What you will do: Only the lines from the top of the listing below to the line that has "xcor = [i * 20 for i in range(100)]" should be echoed, with both ends kept and pictures left out.

Given data:
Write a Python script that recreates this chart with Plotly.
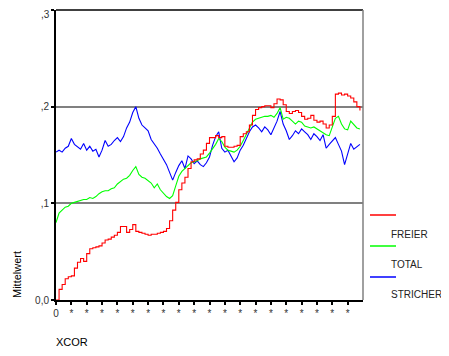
import plotly.graph_objects as go

# XCOR case index (sampled every 20 cases)
xcor = [i * 20 for i in range(100)]

stricher = [.153, .155, .153, .157, .159, .167, .161, .158, .156, .162,
            .155, .159, .154, .156, .148, .155, .165, .159, .161, .165,
            .168, .164, .169, .178, .184, .194, .200, .188, .181, .178,
            .175, .166, .162, .157, .151, .146, .140, .132, .124, .132,
            .139, .144, .136, .149, .146, .141, .144, .140, .138, .142,
            .148, .160, .169, .174, .157, .153, .155, .149, .143, .147,
            .155, .160, .167, .174, .179, .181, .178, .174, .179, .176,
            .171, .178, .185, .195, .182, .175, .166, .170, .175, .172,
            .177, .174, .171, .166, .172, .169, .165, .171, .157, .161,
            .165, .168, .161, .154, .140, .151, .162, .156, .159, .161]

total = [.080, .090, .093, .096, .097, .100, .101, .102, .103, .104,
         .104, .106, .105, .107, .110, .112, .113, .113, .115, .116,
         .120, .123, .125, .126, .129, .134, .138, .130, .127, .126,
         .123, .121, .116, .120, .114, .110, .107, .105, .108, .118,
         .128, .133, .136, .140, .142, .143, .144, .146, .147, .148,
         .152, .156, .161, .167, .164, .158, .155, .154, .153, .155,
         .159, .165, .171, .177, .184, .187, .188, .189, .190, .190,
         .191, .189, .193, .199, .187, .189, .188, .185, .182, .185,
         .184, .180, .179, .178, .179, .177, .175, .173, .171, .170,
         .179, .188, .190, .182, .177, .176, .185, .181, .178, .177]

freier = [.000, .011, .016, .022, .024, .025, .033, .039, .043, .040,
          .048, .053, .054, .055, .056, .059, .062, .063, .065, .067,
          .070, .076, .076, .070, .073, .078, .071, .070, .069, .068,
          .067, .068, .068, .069, .070, .071, .074, .082, .093, .101,
          .114, .121, .127, .136, .143, .145, .146, .151, .155, .162,
          .168, .168, .170, .168, .169, .159, .158, .158, .159, .160,
          .169, .172, .174, .181, .191, .197, .199, .200, .201, .201,
          .199, .203, .208, .207, .202, .195, .193, .195, .196, .194,
          .190, .187, .188, .191, .186, .184, .185, .182, .178, .181,
          .190, .213, .214, .212, .213, .211, .209, .205, .200, .196]

y_ticks = [0, 0.1, 0.2, 0.3]
y_labels = ["0,0", ",1", ",2", ",3"]
x_ticks = list(range(0, 2000, 100))
x_labels = ["0"] + ["*"] * 19
names = ["FREIER", "TOTAL", "STRICHER"]
colors = ["#ff0000", "#00ff00", "#0000ff"]

fig = go.Figure()
fig.add_trace(go.Scatter(x=xcor, y=stricher, mode="lines", name=names[2],
                         line=dict(color=colors[2], width=1.1)))
fig.add_trace(go.Scatter(x=xcor, y=total, mode="lines", name=names[1],
                         line=dict(color=colors[1], width=1.1)))
fig.add_trace(go.Scatter(x=xcor, y=freier, mode="lines", name=names[0],
                         line=dict(color=colors[0], width=1.1, shape="hv")))

# page body has an 8px margin, so the figure is sized/offset to compensate
OFF = 8
PL, PR, PT, PB = 56, 363, 10, 300  # plot area in page pixels
W, H = 449 - OFF, 356 - OFF


def px(xp):
    return (xp - PL) / (PR - PL)


def py(yp):
    return (PB - yp) / (PB - PT)


font = "Liberation Sans, Arial, sans-serif"
# the top tick label would be clipped by the figure edge: drawn as annotation
axis_labels = y_labels[:-1] + [""]
fig.update_layout(
    width=W, height=H,
    margin=dict(l=PL - OFF, r=W - (PR - OFF), t=PT - OFF, b=H - (PB - OFF),
                autoexpand=False),
    paper_bgcolor="white", plot_bgcolor="white",
    showlegend=False,
    font=dict(family=font, size=10, color="#222"),
    xaxis=dict(range=[0, 2000], tickvals=x_ticks, ticktext=x_labels,
               showgrid=False, zeroline=False, showline=True, automargin=False,
               linecolor="black", linewidth=2, ticks="outside",
               ticklen=3, tickwidth=2, tickcolor="black",
               tickfont=dict(size=10, color="#333")),
    yaxis=dict(range=[0, 0.3], tickvals=y_ticks, ticktext=axis_labels,
               showgrid=True, gridcolor="#808080", gridwidth=1.5, automargin=False,
               zeroline=False, showline=True, linecolor="black",
               linewidth=2, ticks="outside", ticklen=3, tickwidth=2,
               tickcolor="black", tickfont=dict(size=10, color="#333")),
)
fig.add_annotation(text=y_labels[-1], xref="paper", yref="paper",
                   x=px(51), y=py(8), xanchor="right", yanchor="top",
                   showarrow=False, borderpad=0,
                   font=dict(size=10, color="#333"))

# frame: top black, right gray
fig.add_shape(type="line", xref="paper", yref="paper", x0=0, x1=1, y0=1, y1=1,
              line=dict(color="black", width=1.5))
fig.add_shape(type="line", xref="paper", yref="paper", x0=1, x1=1, y0=0, y1=1,
              line=dict(color="#808080", width=1.5))

# axis titles
fig.add_annotation(text="Mittelwert", xref="paper", yref="paper",
                   x=px(17), y=py(275), textangle=-90, showarrow=False,
                   font=dict(size=11, color="black"), xanchor="center", yanchor="middle")
fig.add_annotation(text="XCOR", xref="paper", yref="paper",
                   x=px(54), y=py(342), showarrow=False,
                   font=dict(size=11, color="black"), xanchor="left", yanchor="middle")

# custom legend
leg_line_y = [215, 246, 277]
leg_text_y = [234, 264, 294]
for nm, c, ly, ty in zip(names, colors, leg_line_y, leg_text_y):
    fig.add_shape(type="line", xref="paper", yref="paper",
                  x0=px(370), x1=px(396), y0=py(ly), y1=py(ly),
                  line=dict(color=c, width=1.5))
    fig.add_annotation(text=nm, xref="paper", yref="paper",
                       x=px(389), y=py(ty), showarrow=False,
                       xanchor="left", yanchor="middle",
                       font=dict(size=10, color="#222"))

fig.write_html("out.html")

Result:
Write a Python script that recreates this chart with Plotly.
import plotly.graph_objects as go

# XCOR case index (sampled every 20 cases)
xcor = [i * 20 for i in range(100)]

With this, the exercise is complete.